The problem seems to be that we only decode the known attributes from the metadata, but if they're present in the span, we're not adding them as "known" fields: https://github.com/elastic/apm-server/blob/b782e9ec62c041f4ea27a670057de698bb7280d6/processor/otel/traces.go#L153-L163.

@axw is this the expected behavior? or should we take the well defined span attributes and map them accordingly as well?

knechtionscoding commented 2 years ago

@marclop does that mean if we use something like: https://istio.io/latest/docs/tasks/observability/distributed-tracing/mesh-and-proxy-config/ to set a custom_tag that maps to deployment.environment apm would properly map it?

arnestorksen commented 2 years ago

@KnechtionsCoding I did the same thing as you, but I discovered that you may set resource-level attributes using the resource processor.

Using this processor configuration, I got my environment property to show up in Elastic APM.

    processors:
      resource:
        attributes:
          - key: deployment.environment
            action: insert
            value: test

https://github.com/open-telemetry/opentelemetry-collector-contrib/tree/main/processor/resourceprocessor

knechtionscoding commented 2 years ago

@arnestorksen That does work, and I appreciate the help!
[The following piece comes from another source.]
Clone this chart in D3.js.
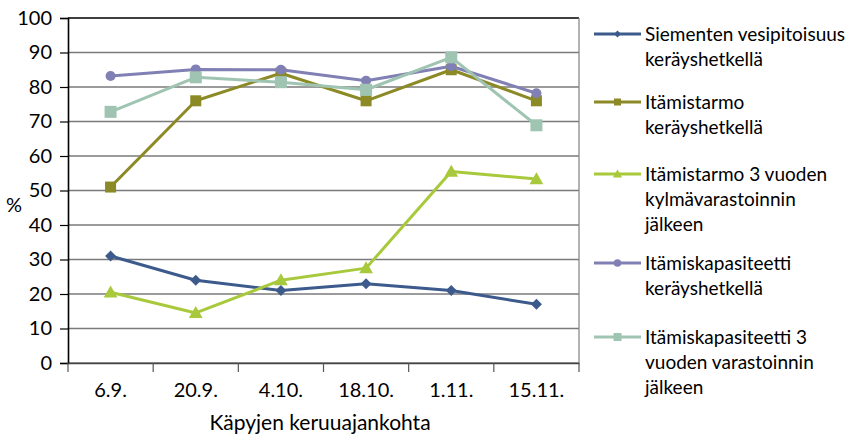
<!DOCTYPE html>
<html><head><meta charset="utf-8">
<script src="https://cdn.jsdelivr.net/npm/d3@7"></script>
<style>body{margin:0;background:#fff;} svg{display:block;font-family:Lato, "Open Sans", sans-serif;}</style>
</head><body>
<svg id="c" width="858" height="434"></svg>
<script>
const categories = ["6.9.", "20.9.", "4.10.", "18.10.", "1.11.", "15.11."];
const yTicks = [0, 10, 20, 30, 40, 50, 60, 70, 80, 90, 100];
const vesipitoisuus = [31, 24, 21, 23, 21, 17];
const itamistarmo = [51, 76, 84, 76, 85, 76];
const itamistarmo3v = [20.5, 14.5, 24, 27.5, 55.5, 53.3];
const itamiskapasiteetti = [83.2, 85.1, 85, 81.8, 86, 78.2];
const itamiskapasiteetti3v = [72.8, 82.8, 81.4, 79.2, 88.6, 68.9];
const seriesNames = [
  ["Siementen vesipitoisuus", "keräyshetkellä"],
  ["Itämistarmo", "keräyshetkellä"],
  ["Itämistarmo 3 vuoden", "kylmävarastoinnin", "jälkeen"],
  ["Itämiskapasiteetti", "keräyshetkellä"],
  ["Itämiskapasiteetti 3", "vuoden varastoinnin", "jälkeen"]
];
const seriesValues = [vesipitoisuus, itamistarmo, itamistarmo3v, itamiskapasiteetti, itamiskapasiteetti3v];
const colors = ["#3C5A8C", "#8C8A26", "#A8C93C", "#8080B4", "#A0C4B2"];
const markers = ["diamond", "square", "triangle", "circle", "square"];
const xTitle = "Käpyjen keruuajankohta";
const yTitle = "%";

const svg = d3.select("#c");
const L = 68, R = 579, T = 18, B = 363;
const x = d3.scaleBand().domain(categories).range([L, R]);
const y = d3.scaleLinear().domain([0, 100]).range([B, T]);

// gridlines
svg.append("g").selectAll("line").data(yTicks).join("line")
  .attr("x1", L).attr("x2", R)
  .attr("y1", d => y(d)).attr("y2", d => y(d))
  .attr("stroke", d => d === 100 ? "#000" : "#7a7a7a").attr("stroke-width", 1.4);
// right border
svg.append("line").attr("x1", R).attr("x2", R).attr("y1", T).attr("y2", B)
  .attr("stroke", "#8a8a8a").attr("stroke-width", 1.3);

// y axis
const yAxis = svg.append("g").attr("transform", `translate(${L},0)`)
  .call(d3.axisLeft(y).tickValues(yTicks).tickSize(8).tickPadding(8));
yAxis.select(".domain").attr("stroke", "#000").attr("stroke-width", 1.6);
yAxis.selectAll(".tick line").attr("stroke", "#000").attr("stroke-width", 1.2);
yAxis.selectAll("text").attr("font-size", 20).attr("fill", "#000").attr("font-family", "Lato");

// x axis
const xAxis = svg.append("g").attr("transform", `translate(0,${B})`)
  .call(d3.axisBottom(x).tickSize(0).tickPadding(20));
xAxis.select(".domain").attr("stroke", "#444").attr("stroke-width", 1.4);
xAxis.selectAll("text").attr("font-size", 20).attr("fill", "#000").attr("font-family", "Lato");
const bounds = categories.map(c => x(c)).concat([R]);
xAxis.append("g").selectAll("line").data(bounds).join("line")
  .attr("x1", d => d).attr("x2", d => d).attr("y1", 0).attr("y2", 9)
  .attr("stroke", "#555").attr("stroke-width", 1.2);

// titles
svg.append("text").attr("x", 320).attr("y", 430).attr("text-anchor", "middle")
  .attr("font-size", 21).attr("fill", "#000").text(xTitle);
svg.append("text").attr("x", 14).attr("y", 212).attr("text-anchor", "middle")
  .attr("font-size", 20).attr("fill", "#000").text(yTitle);

function drawMarker(g, type, cx, cy, color, s) {
  if (type === "diamond") {
    g.append("path").attr("d", `M${cx},${cy - s}L${cx + s},${cy}L${cx},${cy + s}L${cx - s},${cy}Z`).attr("fill", color);
  } else if (type === "square") {
    g.append("rect").attr("x", cx - s).attr("y", cy - s).attr("width", 2 * s).attr("height", 2 * s).attr("fill", color);
  } else if (type === "triangle") {
    g.append("path").attr("d", `M${cx},${cy - s * 1.15}L${cx + s * 1.15},${cy + s * 0.85}L${cx - s * 1.15},${cy + s * 0.85}Z`).attr("fill", color);
  } else {
    g.append("circle").attr("cx", cx).attr("cy", cy).attr("r", s).attr("fill", color);
  }
}

const line = d3.line().x((d, i) => x(categories[i]) + x.bandwidth() / 2).y(d => y(d));
const markerSize = [5.5, 5.5, 6, 5, 6];
seriesValues.forEach((vals, k) => {
  const g = svg.append("g");
  g.append("path").datum(vals).attr("d", line).attr("fill", "none")
    .attr("stroke", colors[k]).attr("stroke-width", 3).attr("stroke-linejoin", "round");
  vals.forEach((v, i) => drawMarker(g, markers[k], x(categories[i]) + x.bandwidth() / 2, y(v), colors[k], markerSize[k]));
});

// legend
const legendY = [34, 102, 174, 263, 337];
const legendMS = [3.5, 3.5, 4, 3.8, 4];
seriesNames.forEach((lines, k) => {
  const g = svg.append("g");
  const ly = legendY[k];
  g.append("line").attr("x1", 594).attr("x2", 641).attr("y1", ly).attr("y2", ly)
    .attr("stroke", colors[k]).attr("stroke-width", 3);
  drawMarker(g, markers[k], 617.5, ly, colors[k], legendMS[k]);
  lines.forEach((t, j) => {
    g.append("text").attr("x", 645).attr("y", ly + 6.5 + j * 25)
      .attr("font-size", 19).attr("fill", "#000").text(t);
  });
});
</script>
</body></html>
Tackar! I'd still be curious to know why the resource.attributes processor is different than the attributes processor.

marclop commented 2 years ago

@KnechtionsCoding I don't know what the resulting OTLP trace format will look like when using the Istio custom_tags. If they're set at the resource level, then they should be parsed, if not, then they will be treated as labels.

@arnestorksen Thanks for providing the example processor, I did test it locally and the resource attributes were mapped correctly.

axw commented 2 years ago

@axw is this the expected behavior? or should we take the well defined span attributes and map them accordingly as well?

It is expected. These are attributes that describe the thing (service) that produced the events (traces, metrics, ...); they're not describing the events themselves. See also https://github.com/open-telemetry/opentelemetry-specification/blob/main/specification/overview.md#resources

We should probably document this.

marclop commented 2 years ago

should we repurpose this issue as a doc issue and document the expected behavior?

axw commented 2 years ago

@marclop I'd rather preserve the description in this issue, so I've created https://github.com/elastic/apm-server/issues/8173 to follow up on docs. As things are working as expected here, I'll close this issue.

nazarmubeen commented 1 year ago

Hi @marclop , i need to send sample custom test metric data to APM server directly. what is the better approach to do it ?

after starting collector i get below :-

image

i am sending data from postman to this host

image

however still not able to visualize the data in elastic.